▶ **Written task**: Extract the opening line of the entries and every line after it, stopping at and including the line that contains "return 1 - y / H". Do not include pictures.

▶ **The records**:
***

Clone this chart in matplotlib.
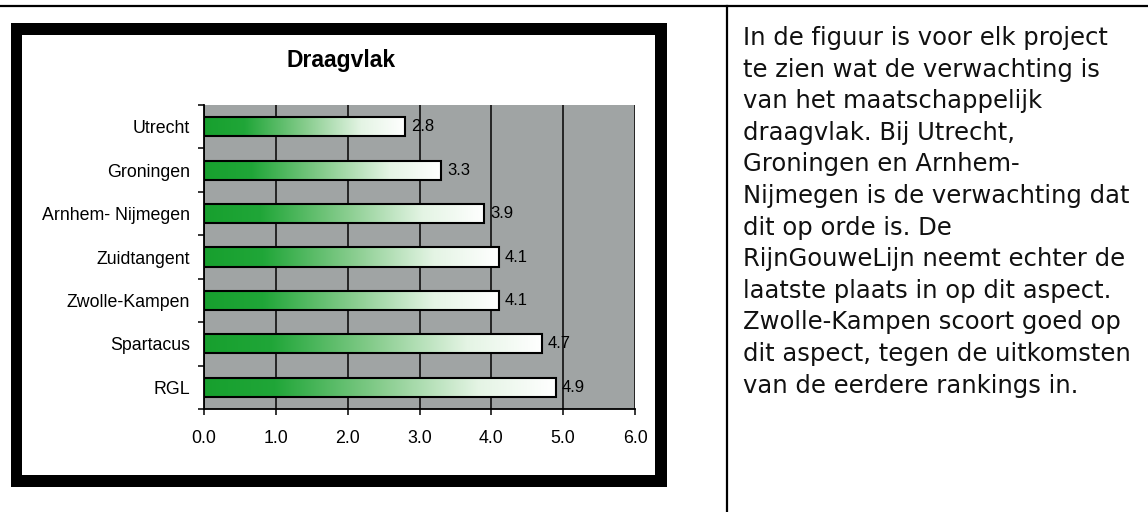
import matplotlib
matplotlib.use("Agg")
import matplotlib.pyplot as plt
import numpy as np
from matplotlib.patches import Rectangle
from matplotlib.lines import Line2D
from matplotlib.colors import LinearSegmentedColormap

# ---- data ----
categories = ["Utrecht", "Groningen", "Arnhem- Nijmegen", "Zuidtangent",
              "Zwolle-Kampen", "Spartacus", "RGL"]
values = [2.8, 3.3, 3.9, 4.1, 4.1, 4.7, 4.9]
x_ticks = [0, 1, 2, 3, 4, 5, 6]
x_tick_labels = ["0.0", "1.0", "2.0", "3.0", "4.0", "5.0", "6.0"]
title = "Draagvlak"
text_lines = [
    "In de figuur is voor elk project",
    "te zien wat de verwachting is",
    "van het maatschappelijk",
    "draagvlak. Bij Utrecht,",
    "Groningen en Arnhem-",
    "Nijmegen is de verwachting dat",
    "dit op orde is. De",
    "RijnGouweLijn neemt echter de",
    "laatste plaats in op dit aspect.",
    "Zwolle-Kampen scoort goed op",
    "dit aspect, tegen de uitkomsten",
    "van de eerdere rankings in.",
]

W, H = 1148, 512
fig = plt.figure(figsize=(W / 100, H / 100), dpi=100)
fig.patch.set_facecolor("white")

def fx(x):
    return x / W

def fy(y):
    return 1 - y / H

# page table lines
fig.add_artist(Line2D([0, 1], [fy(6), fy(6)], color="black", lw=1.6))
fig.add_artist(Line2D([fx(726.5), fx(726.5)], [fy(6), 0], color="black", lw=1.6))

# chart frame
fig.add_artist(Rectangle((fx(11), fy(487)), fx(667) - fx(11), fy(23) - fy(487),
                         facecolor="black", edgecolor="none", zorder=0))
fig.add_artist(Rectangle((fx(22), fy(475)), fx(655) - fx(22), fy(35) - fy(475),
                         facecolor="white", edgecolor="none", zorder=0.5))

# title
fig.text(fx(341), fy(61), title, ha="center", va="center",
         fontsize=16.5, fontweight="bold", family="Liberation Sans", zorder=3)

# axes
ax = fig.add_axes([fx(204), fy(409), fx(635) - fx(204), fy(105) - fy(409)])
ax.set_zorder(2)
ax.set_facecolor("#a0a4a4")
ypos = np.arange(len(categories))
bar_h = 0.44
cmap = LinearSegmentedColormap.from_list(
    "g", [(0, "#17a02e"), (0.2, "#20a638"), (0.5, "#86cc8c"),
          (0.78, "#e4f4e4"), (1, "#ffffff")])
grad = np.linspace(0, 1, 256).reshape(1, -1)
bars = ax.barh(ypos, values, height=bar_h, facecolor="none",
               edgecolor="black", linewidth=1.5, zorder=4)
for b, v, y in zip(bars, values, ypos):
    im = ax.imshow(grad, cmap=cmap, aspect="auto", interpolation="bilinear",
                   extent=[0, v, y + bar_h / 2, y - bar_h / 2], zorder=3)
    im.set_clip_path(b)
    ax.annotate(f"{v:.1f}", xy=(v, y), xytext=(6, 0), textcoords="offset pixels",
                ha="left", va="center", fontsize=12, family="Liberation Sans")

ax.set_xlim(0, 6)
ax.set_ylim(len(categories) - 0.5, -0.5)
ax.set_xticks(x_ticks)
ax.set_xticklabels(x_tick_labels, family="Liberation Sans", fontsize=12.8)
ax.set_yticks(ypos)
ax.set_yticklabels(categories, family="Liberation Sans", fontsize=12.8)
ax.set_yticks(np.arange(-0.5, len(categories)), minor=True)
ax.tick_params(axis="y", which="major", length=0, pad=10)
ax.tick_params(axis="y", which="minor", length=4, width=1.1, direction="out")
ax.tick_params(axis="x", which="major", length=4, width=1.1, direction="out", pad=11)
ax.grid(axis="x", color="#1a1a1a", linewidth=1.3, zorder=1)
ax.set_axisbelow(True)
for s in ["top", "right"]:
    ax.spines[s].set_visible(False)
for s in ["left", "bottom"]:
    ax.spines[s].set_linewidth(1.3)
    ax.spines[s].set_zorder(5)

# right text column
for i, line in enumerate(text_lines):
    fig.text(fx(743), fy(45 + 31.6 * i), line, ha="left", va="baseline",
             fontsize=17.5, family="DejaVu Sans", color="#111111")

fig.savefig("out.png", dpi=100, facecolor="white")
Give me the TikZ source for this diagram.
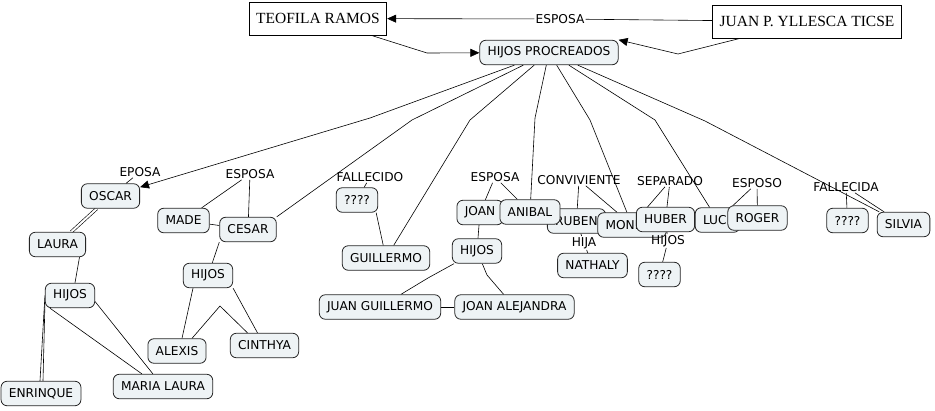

***

▶ **Exercise output**:
Clone this chart in matplotlib.
import matplotlib
matplotlib.use("Agg")
import matplotlib.pyplot as plt
import numpy as np
from matplotlib.patches import Rectangle
from matplotlib.lines import Line2D
from matplotlib.colors import LinearSegmentedColormap

# ---- data ----
categories = ["Utrecht", "Groningen", "Arnhem- Nijmegen", "Zuidtangent",
              "Zwolle-Kampen", "Spartacus", "RGL"]
values = [2.8, 3.3, 3.9, 4.1, 4.1, 4.7, 4.9]
x_ticks = [0, 1, 2, 3, 4, 5, 6]
x_tick_labels = ["0.0", "1.0", "2.0", "3.0", "4.0", "5.0", "6.0"]
title = "Draagvlak"
text_lines = [
    "In de figuur is voor elk project",
    "te zien wat de verwachting is",
    "van het maatschappelijk",
    "draagvlak. Bij Utrecht,",
    "Groningen en Arnhem-",
    "Nijmegen is de verwachting dat",
    "dit op orde is. De",
    "RijnGouweLijn neemt echter de",
    "laatste plaats in op dit aspect.",
    "Zwolle-Kampen scoort goed op",
    "dit aspect, tegen de uitkomsten",
    "van de eerdere rankings in.",
]

W, H = 1148, 512
fig = plt.figure(figsize=(W / 100, H / 100), dpi=100)
fig.patch.set_facecolor("white")

def fx(x):
    return x / W

def fy(y):
    return 1 - y / H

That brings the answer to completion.